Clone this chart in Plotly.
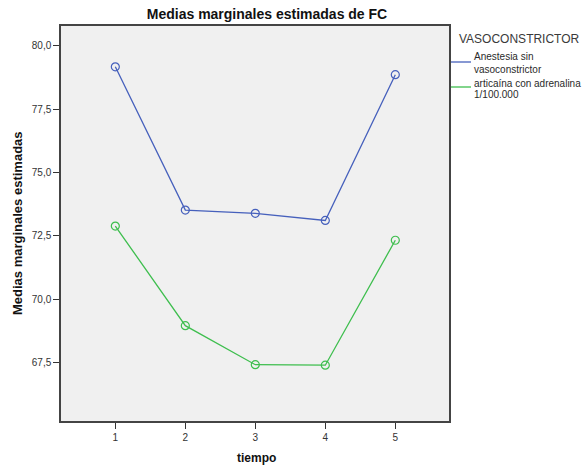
import plotly.graph_objects as go

# Estimated marginal means of FC by time point and vasoconstrictor group
tiempo = [1, 2, 3, 4, 5]
sin_vasoconstrictor = [79.17, 73.52, 73.39, 73.11, 78.86]
con_adrenalina = [72.89, 68.96, 67.42, 67.40, 72.33]

series_names = ["Anestesia sin<br>vasoconstrictor", "articaína con adrenalina<br>1/100.000"]
series_colors = ["#4660bc", "#3ebe4e"]
y_ticks = [67.5, 70.0, 72.5, 75.0, 77.5, 80.0]
y_tick_text = [f"{v:.1f}".replace(".", ",") for v in y_ticks]

FONT = "Liberation Sans, Arial, sans-serif"

fig = go.Figure()
for name, vals, col in zip(series_names, [sin_vasoconstrictor, con_adrenalina], series_colors):
    fig.add_trace(go.Scatter(
        x=tiempo, y=vals, name=name, mode="lines+markers",
        line=dict(color=col, width=1.3),
        marker=dict(symbol="circle-open", size=8, color=col, line=dict(width=1.2)),
        showlegend=False,
    ))

W, H = 584, 468
L, R, T, B = 61, 135, 26, 47
pw, ph = W - L - R, H - T - B


def px(x):
    return (x - L) / pw


def py(y):
    return (H - B - y) / ph


# Legend drawn beside the plot: title, short line samples and wrapped labels
legend_title = "VASOCONSTRICTOR"
legend_lines = [["Anestesia sin", "vasoconstrictor"], ["articaína con adrenalina", "1/100.000"]]
legend_text_y = [[57, 69], [83, 94]]
legend_sample_y = [62, 87]

annotations = [dict(
    text=legend_title, xref="paper", yref="paper", x=px(457), y=py(39),
    xanchor="left", yanchor="middle", showarrow=False,
    font=dict(family=FONT, size=12, color="#3a3a3a"),
)]
shapes = []
for lines, ys, sy, col in zip(legend_lines, legend_text_y, legend_sample_y, series_colors):
    shapes.append(dict(type="line", xref="paper", yref="paper",
                       x0=px(451), x1=px(471), y0=py(sy), y1=py(sy),
                       line=dict(color=col, width=1.3)))
    for t, yy in zip(lines, ys):
        annotations.append(dict(
            text=t, xref="paper", yref="paper", x=px(472), y=py(yy),
            xanchor="left", yanchor="middle", showarrow=False,
            font=dict(family=FONT, size=10, color="#2a2a2a"),
        ))

# Axis titles placed beside the plot area
annotations.append(dict(
    text="<b>tiempo</b>", xref="paper", yref="paper", x=px(256), y=py(458),
    xanchor="center", yanchor="middle", showarrow=False,
    font=dict(family=FONT, size=12, color="#111111"),
))
annotations.append(dict(
    text="<b>Medias marginales estimadas</b>", xref="paper", yref="paper", x=px(17), y=py(223),
    xanchor="center", yanchor="middle", showarrow=False, textangle=-90,
    font=dict(family=FONT, size=13, color="#111111"),
))

fig.update_layout(
    width=W, height=H,
    margin=dict(l=L, r=R, t=T, b=B, pad=0),
    paper_bgcolor="white", plot_bgcolor="#f0f0f0",
    font=dict(family=FONT, color="#333333"),
    title=dict(text="<b>Medias marginales estimadas de FC</b>", x=267 / W, xanchor="center",
               y=1 - 14 / H, yanchor="middle", font=dict(family=FONT, size=14, color="#111111")),
    xaxis=dict(
        range=[0.224, 5.767], tickvals=tiempo, ticktext=[str(t) for t in tiempo],
        showgrid=False, zeroline=False, showline=True, mirror=True, automargin=False,
        linecolor="#444444", linewidth=1.5,
        ticks="outside", ticklen=6, tickcolor="#333333", tickwidth=1,
        tickfont=dict(family=FONT, size=10, color="#333333"),
    ),
    yaxis=dict(
        range=[65.20, 80.78], tickvals=y_ticks, ticktext=y_tick_text,
        showgrid=False, zeroline=False, showline=True, mirror=True, automargin=False,
        linecolor="#444444", linewidth=1.5,
        ticks="outside", ticklen=6, tickcolor="#333333", tickwidth=1,
        tickfont=dict(family=FONT, size=10, color="#333333"),
    ),
    annotations=annotations,
    shapes=shapes,
)

fig.write_html("out.html")
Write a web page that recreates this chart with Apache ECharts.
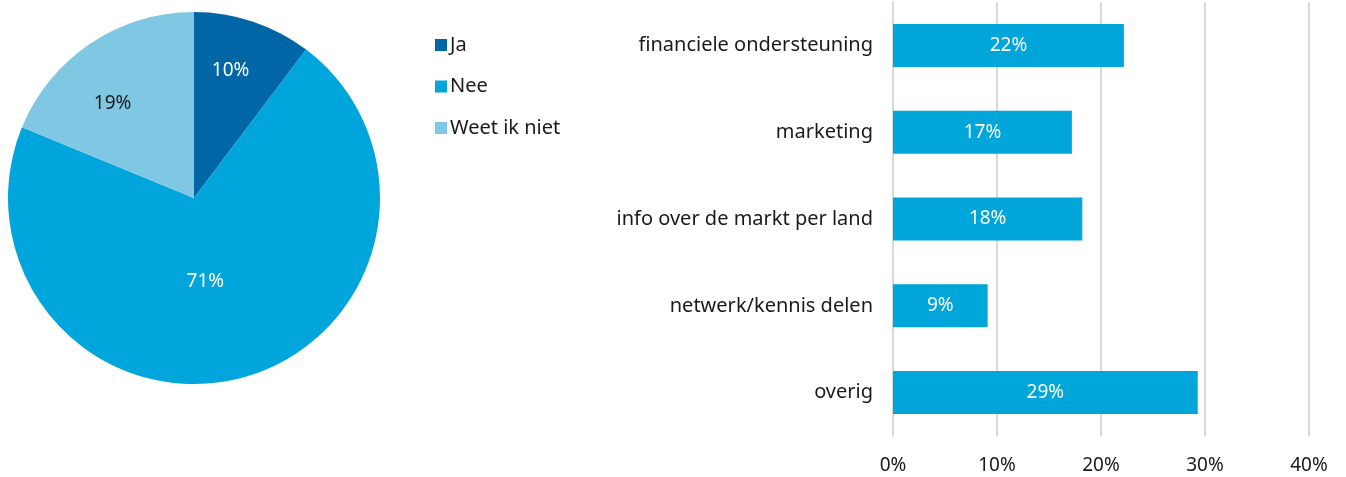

• [REQUIRED TASK] Among the lines of the material above, how many include the string "this"? Report only that number.

• [CORRECT RESPONSE] 2